*SET PROBLEM*. Work through the data and report how many lines include the string "this", giving the number alone.

*INFORMATION SUPPLIED*.
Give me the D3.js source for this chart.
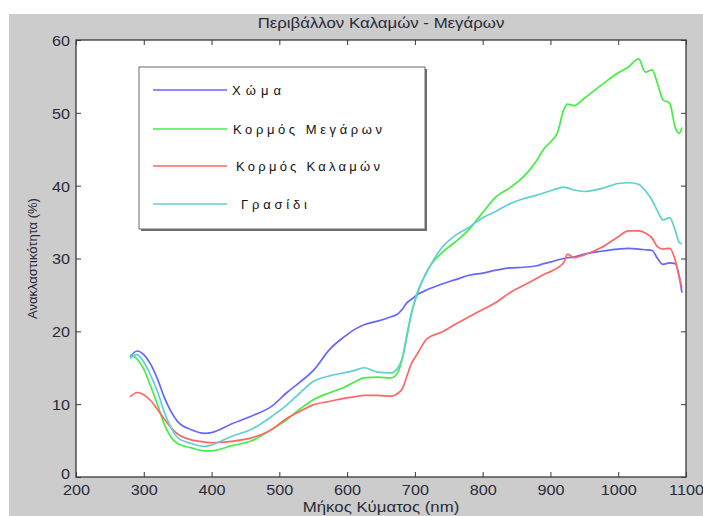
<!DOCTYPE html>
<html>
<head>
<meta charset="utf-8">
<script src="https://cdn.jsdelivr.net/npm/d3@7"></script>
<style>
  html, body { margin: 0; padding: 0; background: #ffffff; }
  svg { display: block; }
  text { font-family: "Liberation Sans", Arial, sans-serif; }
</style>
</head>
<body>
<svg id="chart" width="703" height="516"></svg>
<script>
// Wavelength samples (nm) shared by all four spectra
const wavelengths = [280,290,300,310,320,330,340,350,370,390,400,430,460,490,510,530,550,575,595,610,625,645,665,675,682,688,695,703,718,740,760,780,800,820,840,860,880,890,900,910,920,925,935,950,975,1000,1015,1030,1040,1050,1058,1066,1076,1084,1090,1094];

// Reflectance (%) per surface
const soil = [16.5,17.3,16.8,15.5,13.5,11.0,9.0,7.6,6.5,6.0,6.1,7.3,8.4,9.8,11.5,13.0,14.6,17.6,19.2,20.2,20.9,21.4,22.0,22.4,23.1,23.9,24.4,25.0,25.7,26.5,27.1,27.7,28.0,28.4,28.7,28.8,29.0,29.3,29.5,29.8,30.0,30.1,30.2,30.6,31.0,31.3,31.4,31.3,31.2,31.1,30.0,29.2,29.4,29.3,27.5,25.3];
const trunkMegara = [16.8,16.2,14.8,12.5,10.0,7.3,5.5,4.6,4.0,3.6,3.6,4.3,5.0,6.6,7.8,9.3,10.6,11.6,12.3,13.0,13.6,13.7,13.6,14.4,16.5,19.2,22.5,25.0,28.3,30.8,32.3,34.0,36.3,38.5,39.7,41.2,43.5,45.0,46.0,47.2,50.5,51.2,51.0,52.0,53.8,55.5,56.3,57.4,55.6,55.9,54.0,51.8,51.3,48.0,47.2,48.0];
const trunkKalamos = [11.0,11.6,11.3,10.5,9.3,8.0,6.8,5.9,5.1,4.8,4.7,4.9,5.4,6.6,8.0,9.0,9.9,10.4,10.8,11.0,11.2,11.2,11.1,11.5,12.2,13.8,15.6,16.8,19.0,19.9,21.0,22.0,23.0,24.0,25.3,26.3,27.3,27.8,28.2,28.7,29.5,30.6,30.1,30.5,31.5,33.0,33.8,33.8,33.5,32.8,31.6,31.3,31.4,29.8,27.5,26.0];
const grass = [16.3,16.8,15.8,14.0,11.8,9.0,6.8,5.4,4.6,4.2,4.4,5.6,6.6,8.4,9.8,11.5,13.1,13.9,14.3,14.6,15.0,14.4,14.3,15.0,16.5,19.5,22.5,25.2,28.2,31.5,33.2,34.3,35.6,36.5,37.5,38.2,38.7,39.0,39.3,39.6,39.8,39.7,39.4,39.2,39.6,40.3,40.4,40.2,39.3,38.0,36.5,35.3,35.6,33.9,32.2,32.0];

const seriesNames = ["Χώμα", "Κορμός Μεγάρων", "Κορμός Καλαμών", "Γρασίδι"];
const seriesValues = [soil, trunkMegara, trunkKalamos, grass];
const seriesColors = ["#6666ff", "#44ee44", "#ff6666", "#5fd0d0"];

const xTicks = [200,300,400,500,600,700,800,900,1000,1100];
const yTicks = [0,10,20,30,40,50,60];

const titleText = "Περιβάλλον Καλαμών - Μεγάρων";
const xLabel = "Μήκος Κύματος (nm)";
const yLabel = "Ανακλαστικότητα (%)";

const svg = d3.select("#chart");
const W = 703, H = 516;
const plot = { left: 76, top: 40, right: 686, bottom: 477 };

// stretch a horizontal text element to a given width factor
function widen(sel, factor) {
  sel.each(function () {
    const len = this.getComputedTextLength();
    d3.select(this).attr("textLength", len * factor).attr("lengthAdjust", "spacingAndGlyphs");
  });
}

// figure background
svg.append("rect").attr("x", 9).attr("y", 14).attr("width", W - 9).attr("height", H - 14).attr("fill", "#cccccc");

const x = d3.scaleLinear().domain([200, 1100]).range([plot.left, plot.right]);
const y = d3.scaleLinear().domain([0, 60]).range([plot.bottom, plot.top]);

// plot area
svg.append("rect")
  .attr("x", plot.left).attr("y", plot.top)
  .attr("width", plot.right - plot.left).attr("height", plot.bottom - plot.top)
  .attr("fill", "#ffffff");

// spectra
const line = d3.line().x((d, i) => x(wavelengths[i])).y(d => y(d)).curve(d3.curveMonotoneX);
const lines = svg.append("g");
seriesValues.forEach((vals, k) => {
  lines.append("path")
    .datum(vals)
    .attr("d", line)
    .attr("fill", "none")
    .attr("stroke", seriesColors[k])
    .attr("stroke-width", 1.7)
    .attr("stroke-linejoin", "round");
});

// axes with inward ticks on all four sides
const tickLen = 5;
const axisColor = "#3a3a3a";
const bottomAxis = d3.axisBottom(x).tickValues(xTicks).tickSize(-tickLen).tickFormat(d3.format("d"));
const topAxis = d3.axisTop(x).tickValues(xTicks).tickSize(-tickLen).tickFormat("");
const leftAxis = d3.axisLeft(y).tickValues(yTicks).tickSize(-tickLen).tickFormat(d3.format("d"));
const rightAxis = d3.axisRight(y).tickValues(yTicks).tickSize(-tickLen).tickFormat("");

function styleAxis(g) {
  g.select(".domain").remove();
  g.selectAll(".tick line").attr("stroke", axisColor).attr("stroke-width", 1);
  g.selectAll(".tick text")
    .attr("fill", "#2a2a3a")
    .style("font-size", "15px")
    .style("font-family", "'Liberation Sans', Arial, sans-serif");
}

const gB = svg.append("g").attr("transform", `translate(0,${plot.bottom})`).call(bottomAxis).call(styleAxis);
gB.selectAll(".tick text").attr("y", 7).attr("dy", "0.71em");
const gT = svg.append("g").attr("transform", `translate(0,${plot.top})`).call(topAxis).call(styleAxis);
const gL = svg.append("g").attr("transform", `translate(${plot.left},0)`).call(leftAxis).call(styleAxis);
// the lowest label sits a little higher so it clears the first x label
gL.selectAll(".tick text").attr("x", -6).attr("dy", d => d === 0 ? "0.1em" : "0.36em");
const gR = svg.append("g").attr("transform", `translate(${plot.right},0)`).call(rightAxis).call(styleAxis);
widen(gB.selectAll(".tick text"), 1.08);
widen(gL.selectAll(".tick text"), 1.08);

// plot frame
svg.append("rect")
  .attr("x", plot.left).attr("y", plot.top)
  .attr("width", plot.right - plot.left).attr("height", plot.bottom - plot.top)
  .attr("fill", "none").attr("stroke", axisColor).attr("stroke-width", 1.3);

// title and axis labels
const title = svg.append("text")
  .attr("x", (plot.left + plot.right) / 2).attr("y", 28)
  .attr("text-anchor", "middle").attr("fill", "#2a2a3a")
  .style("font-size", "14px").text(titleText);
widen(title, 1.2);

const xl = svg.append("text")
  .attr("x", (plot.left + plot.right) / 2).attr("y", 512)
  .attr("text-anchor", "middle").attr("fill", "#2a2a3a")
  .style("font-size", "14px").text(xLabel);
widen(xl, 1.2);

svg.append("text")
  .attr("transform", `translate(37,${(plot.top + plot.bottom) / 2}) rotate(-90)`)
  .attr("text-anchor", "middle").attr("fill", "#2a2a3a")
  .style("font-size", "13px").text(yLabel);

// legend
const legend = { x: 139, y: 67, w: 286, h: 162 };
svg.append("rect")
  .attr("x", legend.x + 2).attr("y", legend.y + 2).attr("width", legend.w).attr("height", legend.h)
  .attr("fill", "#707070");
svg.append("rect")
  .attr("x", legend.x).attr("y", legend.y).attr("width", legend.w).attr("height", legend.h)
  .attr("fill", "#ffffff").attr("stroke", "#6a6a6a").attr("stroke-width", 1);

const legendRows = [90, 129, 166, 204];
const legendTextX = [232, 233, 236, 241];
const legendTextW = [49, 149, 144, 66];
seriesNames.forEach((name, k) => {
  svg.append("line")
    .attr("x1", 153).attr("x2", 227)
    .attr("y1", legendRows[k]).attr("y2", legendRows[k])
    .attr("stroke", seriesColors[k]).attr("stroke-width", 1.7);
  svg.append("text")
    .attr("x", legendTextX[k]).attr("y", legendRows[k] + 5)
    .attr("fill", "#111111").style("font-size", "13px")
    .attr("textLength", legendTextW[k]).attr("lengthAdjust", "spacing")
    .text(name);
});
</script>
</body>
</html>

*EXERCISE OUTPUT*. 3